Battery Underground, May 2009
I went back to Fort Worden after work on Thursday. Our crew was working in Irondale this week, just up the hill from the old steel mill site, and I drove to work myself that day to give myself a break from the regimented inmate aspects of the group commute/caravan. Plus, it’s the only way I can take all my camera gear with me. I left work in a sort of Friday evening daze- Thursday is my Friday, we work 4/10 hr days- not entirely sure what to do with myself.

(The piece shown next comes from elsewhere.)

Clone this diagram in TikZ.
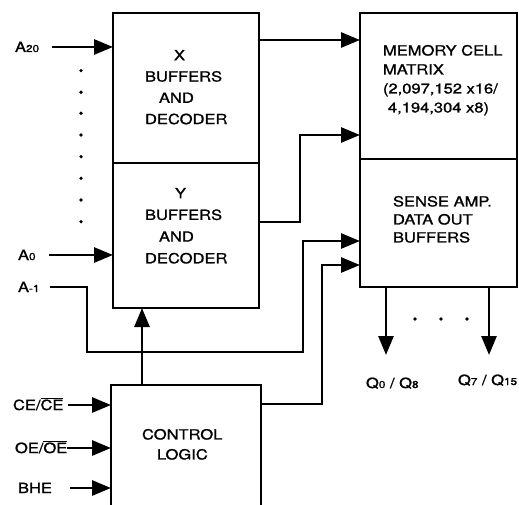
\documentclass[tikz,border=0pt]{standalone}
\usepackage{fontspec}
\setmainfont{TeX Gyre Heros}[FakeStretch=1.18,FakeBold=1.3]
\usetikzlibrary{arrows.meta}
\newcommand{\sm}[1]{{\fontsize{10}{10}\selectfont #1}}
\begin{document}
\begin{tikzpicture}[x=1pt,y=-1pt,
  line width=2.8pt,
  every node/.style={font=\fontsize{14}{21}\selectfont, inner sep=0pt, outer sep=0pt},
  box/.style={draw, rectangle, anchor=north west, line width=2.8pt},
  txt/.style={align=left, anchor=north west},
  lbl/.style={anchor=base west},
  arr/.style={line width=2.8pt, -{Triangle[length=19pt,width=15pt]}},
]
\useasboundingbox (0,0) rectangle (519,505);
% boxes
\node[box, minimum width=146pt, minimum height=150pt] (xdec) at (113,13) {};
\node[box, minimum width=146pt, minimum height=145pt] (ydec) at (113,163) {};
\node[box, minimum width=157pt, minimum height=146pt] (mem) at (360,13) {};
\node[box, minimum width=157pt, minimum height=128pt] (sense) at (360,159) {};
\node[anchor=north west, minimum width=150pt, minimum height=125pt] (ctrl) at (111,385) {};
\draw (ctrl.south west) -- (ctrl.north west) -- (ctrl.north east) -- (ctrl.south east);
% box texts
\node[txt, font=\fontsize{14}{21.3}\selectfont] (xtxt) at (145,50) {\hspace*{29pt}X\\BUFFERS\\\hspace*{14pt}AND\\DECODER};
\node[txt, font=\fontsize{14}{21.7}\selectfont] (ytxt) at (145,188) {\hspace*{30pt}Y\\BUFFERS\\\hspace*{14pt}AND\\DECODER};
\node[txt, font=\fontsize{14}{19}\selectfont] (memtxt) at (383,45) {MEMORY CELL\\MATRIX\\(2,097,152 x16/\\\hspace*{5pt}4,194,304 x8)};
\node[txt, font=\fontsize{14}{18}\selectfont] (sensetxt) at (393,196) {SENSE AMP.\\DATA OUT\\BUFFERS};
\node[txt, font=\fontsize{14}{20}\selectfont] (ctrltxt) at (142,429) {CONTROL\\\hspace*{15pt}LOGIC};
% labels
\node[lbl] (la20) at (15,52) {A\sm{20}};
\node[lbl] (la0) at (18,260) {A\sm{0}};
\node[lbl] (lam1) at (18,292) {A\sm{-1}};
\node[lbl] (lce) at (13,410) {CE/$\overline{\mbox{CE}}$};
\node[lbl] (loe) at (15,453) {OE/$\overline{\mbox{OE}}$};
\node[lbl] (lbhe) at (18,493) {BHE};
\node[lbl] (lq0) at (366,388) {Q\sm{0} / Q\sm{8}};
\node[lbl] (lq7) at (458,385) {Q\sm{7} / Q\sm{15}};
% dots
\foreach \yy in {70.7,92.3,113.3,135,156.7,178.3,200,221.7}
  \fill (81,\yy) circle (1.8pt);
\foreach \xx in {415,441,467}
  \fill (\xx,319) circle (1.8pt);
% connectors
\coordinate (a20) at (52,47);
\draw[arr] (a20) -- (a20 -| xdec.west);
\coordinate (a0) at (49,255);
\draw[arr] (a0) -- (a0 -| ydec.west);
\coordinate (am1) at (50,287);
\coordinate (am1b) at (87,352);
\coordinate (am1c) at (303,241);
\draw[arr] (am1) -| (am1b) -| (am1c) -- (am1c -| sense.west);
\coordinate (cs) at (322,404);
\coordinate (cs2) at (322,265);
\draw[arr] (cs -| ctrl.east) -- (cs) -- (cs2) -- (cs2 -| sense.west);
\coordinate (cy) at (142,350);
\draw[arr] (cy |- ctrl.north) -- (cy |- ydec.south);
\coordinate (xm) at (300,40);
\draw[arr] (xm -| xdec.east) -- (xm -| mem.west);
\coordinate (ym1) at (300,222);
\coordinate (ym2) at (300,135);
\draw[arr] (ym1 -| ydec.east) -- (ym1) -- (ym2) -- (ym2 -| mem.west);
\coordinate (q0) at (386,355);
\draw[arr] (q0 |- sense.south) -- (q0);
\coordinate (q7) at (489,355);
\draw[arr] (q7 |- sense.south) -- (q7);
\coordinate (ce) at (68,405);
\draw[arr] (ce) -- (ce -| ctrl.west);
\coordinate (oe) at (67,448);
\draw[arr] (oe) -- (oe -| ctrl.west);
\coordinate (bhe) at (70,488);
\draw[arr] (bhe) -- (bhe -| ctrl.west);
\end{tikzpicture}
\end{document}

Irondale segues to Port Hadlock and then to Port Townsend in a crescendo of affluenza. It would be very funny to see it in time elapse- see someone emerge from the crawlspace under a beat-to-hell trailer and end up walking around some of the palatial Victorian mansions in PT, but instead I just reflexively ended up at Fort Worden. Something about the place on a gorgeous spring evening- the white of the clapboards and the gray slate of the rooftops and the sweeping green of the commons- like a place where parades go to die.
The Stoddard artillery battery is quite inconspicuous off the end of the grounds, low and oddly small atop the eastern bluffs over Admiralty Inlet. It gives off an bruised glow in the growing dusk, it’s the perfect time to set up and take some shots. A natural symbiosis of desertion and flagging museum budgets.
These Ft Worden shots are a minor scope creep from original project, but I’m realizing that I have to connect themes as I uncover them in awkward ways to keep myself involved in my own projects. No doubt eveything will eventually come up crisscrossed and confused by a network of aesthetic escape routes. But I do want to involve more history. And this theme of abandonment does keep cropping up.